Undeniably a page-turner, and packed with ample scares, the book also has something to say about domestic violence and the domination of men over women.  Nazareth Hill, the locale and not the novel, was the site of a circle of powerful women broken and hung by patriarchy.  The mental institution was more of the same, with "hysteria" replacing "heresy."  And as Oswald falls deeper under the spell of the place, he becomes very much the stern, puritanical Christian father we might find in Miller's Crucible.  The house has a pattern of men caging and trying to break women that threaten them, and this is brilliantly played out between Amy and her father.  Again, their are hints here (Amy's response to the house and it to her, the suggestion that her grandmother was--like the earlier witches--locked up for her interest in all things pagan and unChristian, and the climax of the novel) that make you think Amy descended from that original coven, and that she is doomed to suffer the pattern of male domination as a result.  Campbell prefers to imply rather than tell, and that works just fine for the atmosphere of the novel.
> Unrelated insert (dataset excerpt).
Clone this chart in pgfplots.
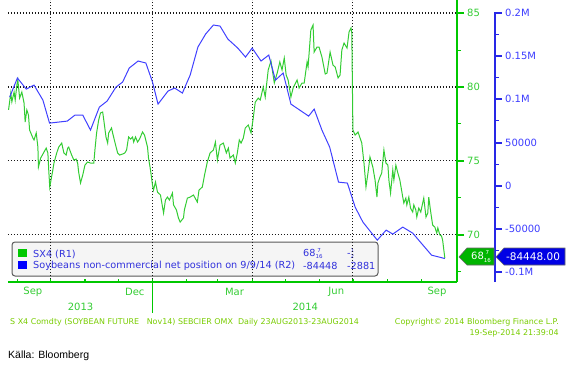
\documentclass[border=0pt]{standalone}
\usepackage{pgfplots}
\pgfplotsset{compat=1.18}
\usepackage{fontspec}
\setmainfont{DejaVu Sans}
\newfontfamily\arialfont{Liberation Sans}
\definecolor{lgreen}{RGB}{51,204,51}
\definecolor{agreen}{RGB}{0,200,0}
\definecolor{lblue}{RGB}{64,64,255}
\definecolor{ablue}{RGB}{40,40,230}
\definecolor{tblue}{RGB}{60,60,255}
\definecolor{fgreen}{RGB}{120,204,0}
\definecolor{legtext}{RGB}{50,50,220}
\newcommand\frc[2]{{\def\arraystretch{0.62}\begin{tabular}[c]{@{}c@{}}\fontsize{5.5}{6}\selectfont#1\\\fontsize{5.5}{6}\selectfont#2\end{tabular}}}
\pgfplotsset{gridst/.style={black!90, line width=1.05pt, dash pattern=on 1.3pt off 1.7pt}}
\begin{document}
\begin{tikzpicture}
\path[use as bounding box] (0pt,0pt) rectangle (566pt,368pt);
% legend box
\draw[rounded corners=3pt, fill=gray!8, draw=black!65, line width=1pt] (12pt,92pt) rectangle (378pt,126pt);
\fill[agreen] (18pt,111pt) rectangle (27pt,119pt);
\fill[blue] (18pt,99pt) rectangle (27pt,107pt);
\begin{scope}[every node/.style={anchor=west, inner sep=0pt, text=legtext, font=\fontsize{9.7}{10}\selectfont}]
\node at (33pt,114pt) {SX4 (R1)};
\node at (33pt,102pt) {Soybeans non-commercial net position on 9/9/14 (R2)};
\node at (303pt,114pt) {68\frc{7}{16}};
\node at (303pt,102pt) {-84448};
\node at (347pt,114pt) {-\frc{1}{2}};
\node at (347pt,102pt) {-2881};
\end{scope}
% x axis with vertical grid
\begin{axis}[at={(8pt,86pt)}, anchor=south west, scale only axis,
  width=449pt, height=282pt,
  xmin=-130.5, xmax=275, ymin=66.82, ymax=85.88,
  axis x line*=bottom, axis y line=none,
  axis line style={-, draw=agreen, line width=1.2pt},
  xtick={-122,-92,-61,-31,0,31,59,90,120,151,181,212,243},
  xticklabels={},
  tick align=inside, major tick length=3pt,
  tick style={draw=agreen, line width=1.2pt},
  extra x ticks={-92,0,90,181}, extra x tick labels={},
  extra x tick style={grid=major},
  major grid style={gridst},
  clip=false]
\begin{scope}[every node/.style={text=lgreen, font=\fontsize{10}{12}\selectfont, inner sep=0pt}]
\node[yshift=-10pt] at (axis cs:-108,66.82) {Sep};
\node[yshift=-10pt] at (axis cs:-16,66.82) {Dec};
\node[yshift=-10pt] at (axis cs:74,66.82) {Mar};
\node[yshift=-10pt] at (axis cs:166,66.82) {Jun};
\node[yshift=-10pt] at (axis cs:257,66.82) {Sep};
\node[yshift=-25pt] at (axis cs:-65,66.82) {2013};
\node[yshift=-25pt] at (axis cs:138,66.82) {2014};
\end{scope}
\draw[agreen, line width=1.2pt] (axis cs:0,66.82) -- ++(0pt,-31pt);
\end{axis}
% green series, R1
\begin{axis}[at={(8pt,86pt)}, anchor=south west, scale only axis,
  width=449pt, height=282pt,
  xmin=-130.5, xmax=275, ymin=66.82, ymax=85.88,
  axis x line=none, axis y line*=right,
  axis line style={-, draw=agreen, line width=1.2pt},
  ytick={70,75,80,85}, yticklabels={70,75,80,85},
  minor ytick={67.5,72.5,77.5,82.5},
  tick align=outside, major tick length=7pt, minor tick length=4pt,
  major tick style={draw=agreen, line width=2pt},
  minor tick style={draw=agreen, line width=1pt},
  yticklabel style={text=lgreen, font=\fontsize{10}{12}\selectfont, anchor=west, inner sep=0pt, xshift=3pt},
  ymajorgrids, major grid style={gridst}]
\addplot[lgreen, line width=1pt] coordinates {
(-130,78.45) (-128,79.59) (-127,79.00) (-125,79.66) (-124,79.12) (-122.5,80.13) (-121.6,80.47) (-120,79.25)
(-118,79.66) (-116,78.92) (-115,77.63) (-113.5,78.45) (-112,78.10) (-111,77.09) (-108,76.55) (-107,76.42)
(-105,76.89) (-103.5,75.94) (-103,74.59) (-101,75.20) (-98,75.60) (-96,75.87) (-94.5,75.54) (-93.7,74.39)
(-92.8,73.24) (-90,74.39) (-89,74.86) (-86.5,75.54) (-84.7,75.94) (-82,76.21) (-80,75.54) (-78,75.40)
(-76.6,75.87) (-75.7,75.94) (-73,75.40) (-71,75.06) (-69,75.13) (-67.6,74.86) (-66.7,74.25) (-65,73.51)
(-63,74.05) (-61,74.72) (-58.6,74.93) (-56,74.86) (-53,74.86) (-52,75.74) (-50.5,76.89) (-48.6,77.77)
(-47,78.24) (-45,78.31) (-44,77.77) (-42,76.62) (-40.5,76.21) (-39.6,76.89) (-37,77.23) (-36,76.89)
(-34,76.28) (-31.5,75.54) (-29.7,75.40) (-27,75.47) (-25,75.54) (-23.4,75.74) (-21.6,76.62) (-19.8,76.48)
(-18,76.62) (-17,76.28) (-15.3,76.62) (-13.5,76.28) (-11.7,76.48) (-9,76.96) (-7.2,76.75) (-4.5,75.94)
(-3.6,75.20) (-1.8,74.39) (0,73.37) (0.9,73.03) (2.7,73.58) (4.5,72.90) (7.2,72.70) (10,71.48)
(11.7,72.36) (13.5,72.56) (15.3,72.36) (18,72.83) (19,72.03) (21.6,71.69) (23.4,71.15) (25,70.87)
(28,71.15) (28.8,71.69) (31.5,72.49) (34,72.56) (37,72.70) (40.5,72.22) (42,73.03) (45,73.24)
(47,74.05) (49.5,74.93) (52,75.54) (55,75.74) (56.8,76.28) (58.6,75.06) (61,76.08) (64,76.21)
(66.7,75.54) (68.5,75.87) (70,75.20) (73,75.40) (74.8,74.86) (76.6,75.54) (78.4,76.42) (80,76.21)
(82,76.55) (83.8,77.23) (86.5,77.43) (89,76.89) (91,77.90) (92.8,78.98) (95.5,79.25) (97.3,79.12)
(100,80.00) (101.8,79.32) (104.5,81.15) (107,81.76) (110,80.27) (112.6,80.94) (115,81.69) (117,81.15)
(119,81.96) (120.7,80.81) (122.5,80.47) (125,79.32) (127,79.93) (130.6,80.47) (132.4,79.93) (135,80.27)
(137,80.27) (139.6,81.69) (140.5,81.35) (143,83.85) (145,84.19) (146,82.36) (148.6,82.70) (150.4,82.70)
(153,82.03) (156,80.88) (157.6,80.94) (160.4,82.36) (163,81.48) (165,81.35) (167.6,80.61) (169.4,80.81)
(171,82.50) (173,82.97) (175.7,82.63) (177.5,83.72) (179.3,83.99) (180,83.65) (181,77.09) (183,76.75)
(185.6,76.96) (189,76.21) (191,74.86) (192.8,73.24) (194.6,74.18) (196.4,75.27) (199,74.59) (201,73.71)
(202.7,72.56) (203.6,73.51) (205.4,73.91) (207,74.18) (209,75.74) (210.8,74.86) (212.6,74.72) (213.5,73.71)
(215,72.83) (217,74.39) (218,73.71) (219.8,74.72) (221.6,74.18) (223.4,73.71) (226,72.56) (227,72.16)
(228.8,72.49) (229.7,72.03) (231.5,72.56) (233,71.82) (235,71.55) (236,72.03) (237.8,71.69) (238.7,71.21)
(240.5,71.82) (242.3,71.55) (244,72.16) (245,72.49) (247,71.21) (248.6,71.48) (249.5,72.56) (251,71.69)
(253,70.67) (255,70.53) (256.7,70.13) (257.7,70.47) (259.5,70.00) (261,69.93) (262,69.66) (264,68.44)
};
\end{axis}
% blue series, R2 (thousands)
\begin{axis}[at={(8pt,86pt)}, anchor=south west, scale only axis,
  width=487pt, height=282pt,
  xmin=-130.5, xmax=309.3, ymin=-111.6, ymax=215.1,
  axis x line=none, axis y line*=right,
  axis line style={-, draw=none},
  ytick={-100,-50,0,50,100,150,200},
  yticklabels={-0.1M,-50000,0,50000,0.1M,0.15M,0.2M},
  minor ytick={-75,-25,25,75,125,175},
  tick align=outside, major tick length=7pt, minor tick length=4pt,
  major tick style={draw=ablue, line width=2pt},
  minor tick style={draw=ablue, line width=1pt},
  yticklabel style={text=tblue, font=\fontsize{10}{12}\selectfont, anchor=west, inner sep=0pt, xshift=3pt},
  clip=false]
\draw[ablue, line width=1.2pt] (axis cs:309.3,-111.6) -- (axis cs:309.3,200.8);
\addplot[lblue, line width=1pt] coordinates {
(-129,102.6) (-122,124.7) (-114,111.9) (-107,116.5) (-99,99.2) (-93,72.5) (-77,74.8) (-70,81.8)
(-63,81.8) (-56,64.4) (-48,91.0) (-41,98.0) (-33,114.2) (-27,120.0) (-21,136.3) (-13,144.4)
(-6,142.1) (0,120.0) (5,94.5) (14,109.6) (20,113.1) (27,107.3) (34,128.1) (41,160.6)
(48,175.7) (55,186.1) (61,184.9) (68,169.9) (77,159.4) (84,149.0) (90,159.4) (98,144.4)
(105,151.3) (111,122.3) (118,130.5) (125,94.5) (141,80.6) (146,88.7) (153,64.4) (160,44.7)
(168,4.1) (176,3.0) (183,-24.8) (190,-42.2) (203,-63.1) (211,-51.5) (217,-56.1) (226,-48.0)
(235,-55.0) (252,-80.5) (264,-84.4)
};
\end{axis}
% last-value tags
\filldraw[fill=agreen!90!black, draw=black!60, line width=0.6pt] (459pt,111pt) -- (467pt,120pt) -- (494pt,120pt) -- (494pt,103pt) -- (467pt,103pt) -- cycle;
\node[text=white, inner sep=0pt, font=\fontsize{10}{12}\selectfont] at (481pt,111pt) {68\frc{7}{16}};
\filldraw[fill=blue!90!black, draw=black!60, line width=0.6pt] (496pt,111pt) -- (504pt,120pt) -- (565pt,120pt) -- (565pt,103pt) -- (504pt,103pt) -- cycle;
\node[text=white, inner sep=0pt, font=\fontsize{10.5}{12}\selectfont] at (533pt,111pt) {-84448.00};
% footer
\begin{scope}[every node/.style={inner sep=0pt, text=fgreen, font=\fontsize{7.95}{8}\selectfont}]
\node[anchor=west] at (10pt,46pt) {S X4 Comdty (SOYBEAN FUTURE\ \ \ Nov14) SEBCIER OMX\ \ Daily 23AUG2013-23AUG2014};
\node[anchor=east] at (559pt,46pt) {Copyright© 2014 Bloomberg Finance L.P.};
\node[anchor=east] at (559pt,35pt) {19-Sep-2014 21:39:04};
\end{scope}
\node[anchor=west, inner sep=0pt, font=\arialfont\fontsize{10.5}{12}\selectfont] at (8pt,12pt) {Källa: Bloomberg};
\end{tikzpicture}
\end{document}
Nazareth Hill is certainly one of the better haunted house novels, but I am reluctant to call it "Haunting of Hill House" good.  It does (as the better novels of the genre do) strip the trappings and frills off the ghost to expose it for what it really is...the past refusing to let go of the present.  This definitely elevates it above hundreds of other haunted house tales.  It's a must read if you like "pressure cooker" haunted houses, and books that have a bit more to them than just a fear of the dead.